Alongside that, my faith has been stretched and unsettled. I now live with more doubt than certainty, and I realised I was existing between things: the old and the new, faith and doubt, hope and despair, dissatisfaction and gratitude.

“The Inbetween” came out of that journey. It’s three songs that walk honestly through hurt, questions, and hope without trying to rush to easy answers, and certainly without addressing the entirety of the experience, but just fragments of it that felt like they fit together as a project.

How would you describe your sound to someone who has never heard your music before?

Warm, intimate, guitar led songs, somewhere in the space between indie-folk and singer-songwriter. It’s certainly influenced by the church CCM world, but more lyric driven and emotionally honest that alot of modern CCM. I like to think of some of it as helping say how we really feel, and some being spacious and giving opportunity to breathe rather than be overwhelemed.

What is one thing you’ve learned that completely changed the way you make music?

In the church world we always had a very defined brief; theres a core message, a theme, and there is no need to deviate from that much. As a result I’ve always been fairly song structure focused, and quite literal in my writing. Over the course of the last few years I’ve been learning to write more conceptually and to allow myself to write into feeling rather than fact. It’s totally changed the way I write and has unlocked new depths in my own songs. I’ve become one of those people (who I never used to understand) who says that they are still finding new meaning in their own lyrics after the event of writing them. 

What tools, instruments, or software are essential in your creative process?

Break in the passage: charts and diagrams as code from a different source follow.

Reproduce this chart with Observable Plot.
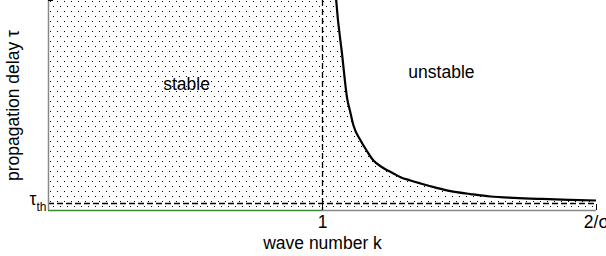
<!DOCTYPE html>
<html><head><meta charset="utf-8">
<script src="https://cdn.jsdelivr.net/npm/d3@7"></script>
<script src="https://cdn.jsdelivr.net/npm/@observablehq/plot@0.6"></script>
<style>body{margin:0;background:#fff}</style>
</head><body><div id="chart"></div>
<script>
// wave number k (in units of 1/σ) and propagation delay τ (arbitrary units)
const curveK   = [1.040, 1.050, 1.072, 1.090, 1.100, 1.113, 1.139, 1.161, 1.186, 1.219, 1.259, 1.285, 1.321, 1.358, 1.410, 1.467, 1.540, 1.613, 1.700, 1.800, 1.900, 2.000];
const curveTau = [3.600, 3.000, 2.214, 1.600, 1.429, 1.214, 1.000, 0.857, 0.714, 0.614, 0.529, 0.476, 0.429, 0.386, 0.330, 0.276, 0.235, 0.200, 0.180, 0.165, 0.153, 0.143];
const tauTh = 0.1;
const tauMax = 3;
const kMax = 2;
const xTickValues = [1, 2];
const xTickLabels = ["1", "2/σ"];
const regionLabels = [{k: 0.504, t: 1.80, text: "stable"}, {k: 1.434, t: 1.97, text: "unstable"}];

const curve = curveK.map((k, i) => ({k, t: curveTau[i]}));
const area = [{k: 0, t: tauMax}, ...curve];
const font = "Liberation Sans, Arial, sans-serif";
const fs = 17.5;

const svg = Plot.plot({
  width: 606, height: 256,
  marginLeft: 48, marginRight: 10, marginTop: 0, marginBottom: 46,
  style: {fontFamily: font, fontSize: fs + "px", background: "#fff", color: "#000"},
  x: {domain: [0, kMax]},
  y: {domain: [0, tauMax]},
  marks: [
    Plot.areaY(area, {x: "k", y: "t", fill: "url(#dots)", curve: "monotone-x", clip: true}),
    Plot.ruleX([1], {stroke: "#000", strokeWidth: 1.3, strokeDasharray: "6,3"}),
    Plot.ruleY([tauTh], {stroke: "#000", strokeWidth: 1.3, strokeDasharray: "6,3"}),
    Plot.line(curve, {x: "k", y: "t", stroke: "#000", strokeWidth: 2.2, curve: "monotone-x", clip: true}),
    Plot.ruleY([0], {x1: 1, x2: kMax, stroke: "#888", strokeWidth: 1.5}),
    Plot.ruleY([0], {x1: 0, x2: 1, stroke: "#3a8a3a", strokeWidth: 1.6}),
    Plot.ruleX([0], {stroke: "#888", strokeWidth: 1.5}),
    Plot.tickX(xTickValues, {x: d => d, stroke: "#000", insetTop: 204}),
    Plot.tickY([tauMax], {y: d => d, stroke: "#000", insetRight: 543}),
    Plot.axisX(xTickValues, {tickSize: 0, tickPadding: 5, tickFormat: d => xTickLabels[xTickValues.indexOf(d)], fontSize: fs,
      label: "wave number k", labelAnchor: "center", labelArrow: "none", labelOffset: 38}),
    Plot.axisY([], {label: "propagation delay τ", labelAnchor: "center", labelArrow: "none", labelOffset: 42, fontSize: fs}),
    Plot.text(["τ"], {x: 0, y: tauTh, dx: -12, dy: -4, textAnchor: "end", fontSize: fs}),
    Plot.text(["th"], {x: 0, y: tauTh, dx: -2, dy: 4, textAnchor: "end", fontSize: 12}),
    Plot.text(regionLabels, {x: "k", y: "t", text: "text", fontSize: fs})
  ]
});

const defs = d3.select(svg).insert("defs", ":first-child");
const pat = defs.append("pattern").attr("id", "dots").attr("patternUnits", "userSpaceOnUse")
  .attr("width", 7).attr("height", 10);
pat.append("rect").attr("x", 1).attr("y", 1).attr("width", 1).attr("height", 1).attr("fill", "#000");
pat.append("rect").attr("x", 4).attr("y", 6).attr("width", 1).attr("height", 1).attr("fill", "#000");

document.getElementById("chart").appendChild(svg);
</script>
</body></html>
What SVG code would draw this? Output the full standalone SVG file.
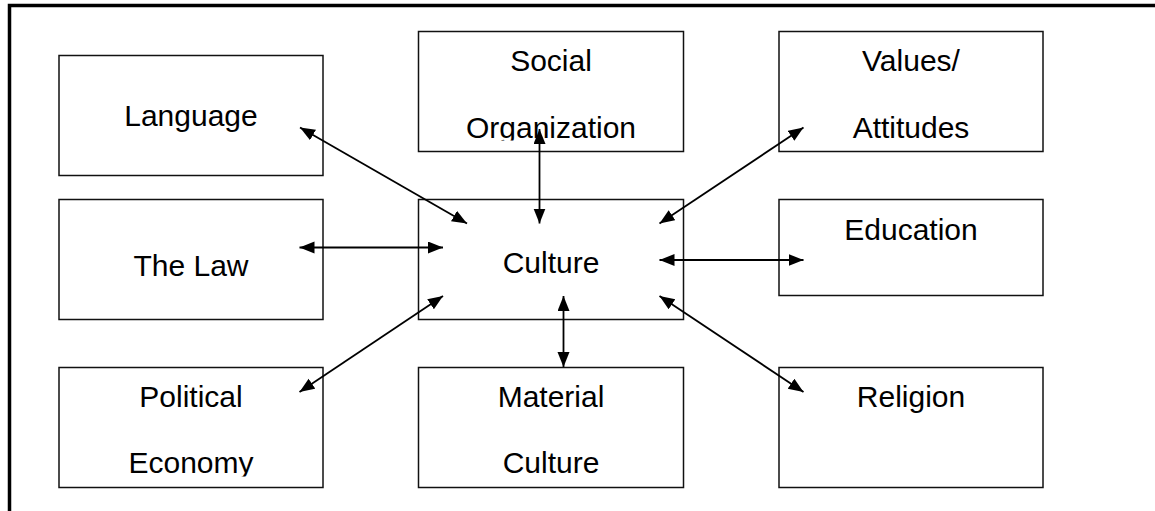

I use a range of tools. I’ve written on guitar, piano and direct into a DAW (I use logic). Recently alot of my writing time has been quite constrained to I’ve returned to the simplicity of a guitar, me and notebook. Utimately I find I’m happy to use whatever tool I can, but the key thing for my creative process is finding the emotional heart of the idea, once I ahve that I find the ideas can flow via whatever tool is available.

Which indie artist or song are you loving right now?

I recently bought “to everything a season” by The Magic Lantern on vinyl. Jamies craft of song, lyric, story and feeling is really excellent and all packaged up in an album that is absalutely great relaxed dinner party listening.

How have your personal experiences influenced your music and artistic vision?

I have alot of questions about life, and I’ve learned that other people tend to have questions too. The feelings of being unable to explore those questions in other setting have made me really quite determined to create spaces and musci where people can feel welcomed and able to explore their questions, their feelings and themselves without worry.

What emotions or messages do you hope listeners take from your work?

Oh I’ve never thought about the question that way round. I often find I’m hoping that listeners are able connect with what emotion they are already carrying. I guess by the end of my EP I hope listeners are feeling comforted where tehy need it, that life is full of joy even in the pain. That neither joy or pain cancels the other, or makes them invalid. That life is worth exploring and living to our fullest and that its worth living a life we choose, rather than a life lived for us.

What’s the most important lesson music has taught you so far?

Simple is good.

Where can our listeners follow and support your music? (Website,Spotify, IG, links)

You can find me on instagram (@luke_catley) and Spotify. I’m also on bandcamp who I have alot of love for – great for indie artists!

Looking toward the future, what’s your dream for the next chapter of your musical journey?

Right now I want to keep exploring how I right – family life is going through alot of change right now so if I’m able to look back in a few years and know I kept creating, kept finding out about myself and managed to put out more music that feels true and personally meaningful I’ll be really proud of that.

What do you hope listeners will discover about you along the way?

That I have really comfortable socks.